Por eso es tan importante que en esta ocasión no erremos el diagnóstico. Por eso deben separarse las causas reales de las sintomáticas. La debilidad del Estado, la narcoviolencia, la infiltración del crimen organizado en la política y el endeble tejido social, todas son causas sintomáticas. Pero el verdadero problema no yace allí, las causas primeras de la crisis mexicana son la corrupción y la impunidad. Solo atacando estas se podrá comenzar a esbozar un resultado positivo en el largo plazo.
Pero el escenario parece remoto. Una lucha frontal contra la corrupción y la impunidad sería inédita en la historia de nuestro país. En México las estrategias suelen ser miopes y resultadistas. Son así, en parte para proteger los círculos de corrupción de los que se benefician, pero en parte, también, por falta de visión y de capacidad.
En el caso de la violencia nos hemos afanado con una estrategia de ir tapando hoyos cada vez que se abren, yendo estado por estado siempre un paso atrás del crimen organizado. México responde tarde y elude a toda costa los trabajos de prevención o de combate a la corrupción institucional. El resultado es que vivimos en un eterno plan de contingencia. Es el caso de Iguala, donde se tenían desde hace mucho reportes de las infiltraciones del narco en el Gobierno local.

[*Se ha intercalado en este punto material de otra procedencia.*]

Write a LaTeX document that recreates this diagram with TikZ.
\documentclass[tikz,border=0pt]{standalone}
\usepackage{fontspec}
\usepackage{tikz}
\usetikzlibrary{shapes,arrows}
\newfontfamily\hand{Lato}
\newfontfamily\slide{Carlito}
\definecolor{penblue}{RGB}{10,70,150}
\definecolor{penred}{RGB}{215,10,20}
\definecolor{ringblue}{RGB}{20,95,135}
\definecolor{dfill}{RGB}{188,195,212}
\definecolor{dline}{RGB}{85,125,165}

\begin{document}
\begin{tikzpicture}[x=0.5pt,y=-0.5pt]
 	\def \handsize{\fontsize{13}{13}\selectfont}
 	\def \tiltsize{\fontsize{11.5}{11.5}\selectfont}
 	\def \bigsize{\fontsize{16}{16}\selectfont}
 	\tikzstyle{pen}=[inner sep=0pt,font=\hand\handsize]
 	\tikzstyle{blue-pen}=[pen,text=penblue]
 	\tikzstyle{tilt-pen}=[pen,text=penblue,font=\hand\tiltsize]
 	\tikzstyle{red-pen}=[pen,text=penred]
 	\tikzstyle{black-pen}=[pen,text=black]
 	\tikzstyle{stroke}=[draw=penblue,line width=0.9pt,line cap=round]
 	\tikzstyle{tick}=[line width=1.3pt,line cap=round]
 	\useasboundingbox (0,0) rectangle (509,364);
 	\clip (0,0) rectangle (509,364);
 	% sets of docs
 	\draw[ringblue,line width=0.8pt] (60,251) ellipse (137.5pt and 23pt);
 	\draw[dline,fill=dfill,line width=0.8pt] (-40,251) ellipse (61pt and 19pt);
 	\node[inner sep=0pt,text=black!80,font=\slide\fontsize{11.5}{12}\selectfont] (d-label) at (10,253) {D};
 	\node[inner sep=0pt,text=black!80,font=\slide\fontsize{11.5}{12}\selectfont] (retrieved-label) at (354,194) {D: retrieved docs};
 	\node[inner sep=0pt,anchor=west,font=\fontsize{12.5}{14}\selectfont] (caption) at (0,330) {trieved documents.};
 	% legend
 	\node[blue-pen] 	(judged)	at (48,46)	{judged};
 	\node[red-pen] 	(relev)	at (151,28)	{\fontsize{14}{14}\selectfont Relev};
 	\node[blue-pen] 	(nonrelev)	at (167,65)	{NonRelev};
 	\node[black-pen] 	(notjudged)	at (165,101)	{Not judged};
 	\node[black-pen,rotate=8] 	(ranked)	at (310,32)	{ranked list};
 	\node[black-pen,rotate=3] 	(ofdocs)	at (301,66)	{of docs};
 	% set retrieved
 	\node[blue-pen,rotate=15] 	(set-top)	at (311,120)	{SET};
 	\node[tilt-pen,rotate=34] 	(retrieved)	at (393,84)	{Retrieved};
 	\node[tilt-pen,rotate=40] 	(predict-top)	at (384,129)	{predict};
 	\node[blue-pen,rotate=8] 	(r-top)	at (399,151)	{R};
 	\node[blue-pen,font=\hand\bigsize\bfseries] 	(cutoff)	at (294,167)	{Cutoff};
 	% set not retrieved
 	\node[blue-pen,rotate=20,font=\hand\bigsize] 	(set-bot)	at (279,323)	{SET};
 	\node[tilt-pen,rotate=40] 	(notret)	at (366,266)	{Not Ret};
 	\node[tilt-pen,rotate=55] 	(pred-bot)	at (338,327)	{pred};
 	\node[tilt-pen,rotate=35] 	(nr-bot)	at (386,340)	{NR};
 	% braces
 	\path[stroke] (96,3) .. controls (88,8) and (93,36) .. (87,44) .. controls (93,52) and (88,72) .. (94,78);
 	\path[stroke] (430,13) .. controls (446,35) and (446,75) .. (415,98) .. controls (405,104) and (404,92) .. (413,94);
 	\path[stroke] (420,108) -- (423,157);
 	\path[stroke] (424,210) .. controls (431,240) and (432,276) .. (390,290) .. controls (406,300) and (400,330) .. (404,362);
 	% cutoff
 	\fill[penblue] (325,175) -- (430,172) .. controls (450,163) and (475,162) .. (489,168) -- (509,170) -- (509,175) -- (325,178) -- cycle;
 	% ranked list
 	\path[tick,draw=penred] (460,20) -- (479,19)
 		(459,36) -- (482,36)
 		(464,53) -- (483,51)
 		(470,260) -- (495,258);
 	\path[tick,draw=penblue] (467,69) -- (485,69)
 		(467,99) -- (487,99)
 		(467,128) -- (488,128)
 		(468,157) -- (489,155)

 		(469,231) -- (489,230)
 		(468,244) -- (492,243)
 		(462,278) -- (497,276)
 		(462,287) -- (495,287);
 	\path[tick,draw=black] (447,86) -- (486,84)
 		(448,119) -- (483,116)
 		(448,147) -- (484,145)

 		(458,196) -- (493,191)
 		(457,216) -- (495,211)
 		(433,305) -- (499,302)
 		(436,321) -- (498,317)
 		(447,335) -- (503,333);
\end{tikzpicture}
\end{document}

De hecho, los casos de Tlatlaya y Ayotzinapa sacan a la luz algo que los miles de migrantes que pasan por nuestro país a diario conocen muy bien: en México los criminales más peligrosos son las mismas autoridades. Son nuestros policías, nuestros militares, nuestros funcionarios, nuestros gobernadores. Mientras este sea el caso no hay esperanza alguna de un futuro mejor. No importa cuántos capos atrapemos, si no tocamos a las autoridades corruptas, estamos jugando a cortarle la cola a la lagartija.

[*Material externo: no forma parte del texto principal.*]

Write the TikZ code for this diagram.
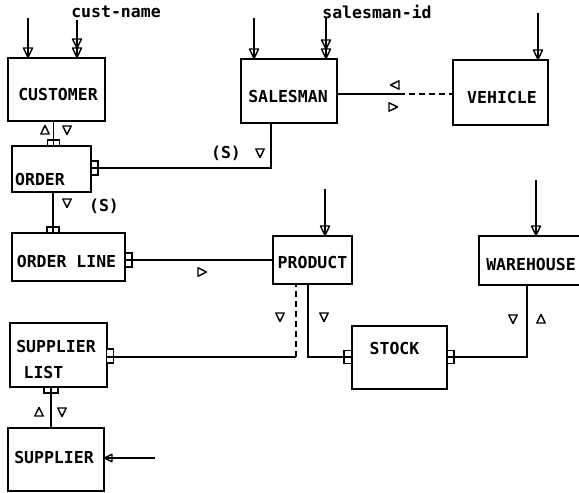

Si el presidente Peña Nieto realmente quiere dejar un legado de transformación positiva, si quiere que sus reformas funcionen y si quiere recuperarse de este terrible golpe, entonces, no tiene opción, deberá emprender una lucha profunda contra la corrupción y la impunidad. Una lucha que debe empezar con una limpia en el gobierno, con los gobernadores, presidentes municipales y funcionarios públicos de todos los niveles.

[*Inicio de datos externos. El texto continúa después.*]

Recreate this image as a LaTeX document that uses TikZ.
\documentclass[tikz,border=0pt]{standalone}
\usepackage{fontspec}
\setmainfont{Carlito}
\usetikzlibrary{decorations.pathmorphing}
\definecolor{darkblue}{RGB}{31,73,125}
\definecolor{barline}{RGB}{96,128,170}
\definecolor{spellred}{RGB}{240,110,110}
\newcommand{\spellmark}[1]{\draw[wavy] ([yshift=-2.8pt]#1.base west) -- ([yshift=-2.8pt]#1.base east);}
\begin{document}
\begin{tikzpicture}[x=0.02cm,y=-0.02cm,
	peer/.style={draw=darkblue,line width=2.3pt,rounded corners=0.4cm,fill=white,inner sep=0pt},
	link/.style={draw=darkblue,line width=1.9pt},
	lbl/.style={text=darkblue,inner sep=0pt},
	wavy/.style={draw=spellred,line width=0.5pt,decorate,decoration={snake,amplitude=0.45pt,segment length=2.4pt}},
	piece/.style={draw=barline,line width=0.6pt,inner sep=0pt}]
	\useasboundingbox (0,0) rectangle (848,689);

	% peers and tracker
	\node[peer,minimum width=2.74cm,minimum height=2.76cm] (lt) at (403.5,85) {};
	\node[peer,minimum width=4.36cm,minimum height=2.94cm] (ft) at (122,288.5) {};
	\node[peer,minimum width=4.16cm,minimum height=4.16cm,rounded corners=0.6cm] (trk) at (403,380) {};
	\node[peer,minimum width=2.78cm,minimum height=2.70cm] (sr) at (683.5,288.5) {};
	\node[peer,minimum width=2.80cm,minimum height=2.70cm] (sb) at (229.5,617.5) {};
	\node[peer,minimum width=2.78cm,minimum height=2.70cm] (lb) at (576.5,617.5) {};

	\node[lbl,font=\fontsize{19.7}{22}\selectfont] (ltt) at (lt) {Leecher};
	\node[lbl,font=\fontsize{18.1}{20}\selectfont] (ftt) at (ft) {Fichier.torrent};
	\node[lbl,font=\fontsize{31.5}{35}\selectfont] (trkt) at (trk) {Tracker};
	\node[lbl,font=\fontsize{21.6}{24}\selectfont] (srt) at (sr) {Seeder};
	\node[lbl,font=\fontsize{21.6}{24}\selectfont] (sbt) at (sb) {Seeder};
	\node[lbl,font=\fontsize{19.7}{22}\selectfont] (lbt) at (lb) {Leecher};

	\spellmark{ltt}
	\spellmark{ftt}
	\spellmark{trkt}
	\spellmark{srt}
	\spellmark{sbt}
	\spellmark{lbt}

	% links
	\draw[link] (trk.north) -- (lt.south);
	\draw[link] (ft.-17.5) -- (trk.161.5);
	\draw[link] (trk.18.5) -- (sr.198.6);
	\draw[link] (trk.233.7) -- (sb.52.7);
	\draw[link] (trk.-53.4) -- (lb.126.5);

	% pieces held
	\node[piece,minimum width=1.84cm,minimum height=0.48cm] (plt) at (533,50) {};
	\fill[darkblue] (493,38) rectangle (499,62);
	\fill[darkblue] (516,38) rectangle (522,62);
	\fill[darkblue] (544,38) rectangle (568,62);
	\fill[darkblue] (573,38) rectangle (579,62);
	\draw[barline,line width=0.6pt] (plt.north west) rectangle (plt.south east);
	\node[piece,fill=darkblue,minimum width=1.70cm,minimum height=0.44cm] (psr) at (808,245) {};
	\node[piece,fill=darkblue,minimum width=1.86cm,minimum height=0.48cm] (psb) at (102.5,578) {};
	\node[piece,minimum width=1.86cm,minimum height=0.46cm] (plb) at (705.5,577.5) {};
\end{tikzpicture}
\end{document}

Si por el contrario se buscan únicamente chivos expiatorios, distractores y capturas espectaculares de capos, volveremos a caer en el círculo vicioso del maquillaje que no transforma nada. La lluvia volverá en forma de tormenta.
La tragedia de Ayotzinapa es inconmensurable; una atrocidad que no saldrá de la memoria colectiva en mucho tiempo. Peña Nieto tiene que entender que no hay opción, que la corrupción y la impunidad no son problemas culturales como él cree. Si Peña Nieto quiere trascender, entonces no hay otra forma, México no puede esperar más.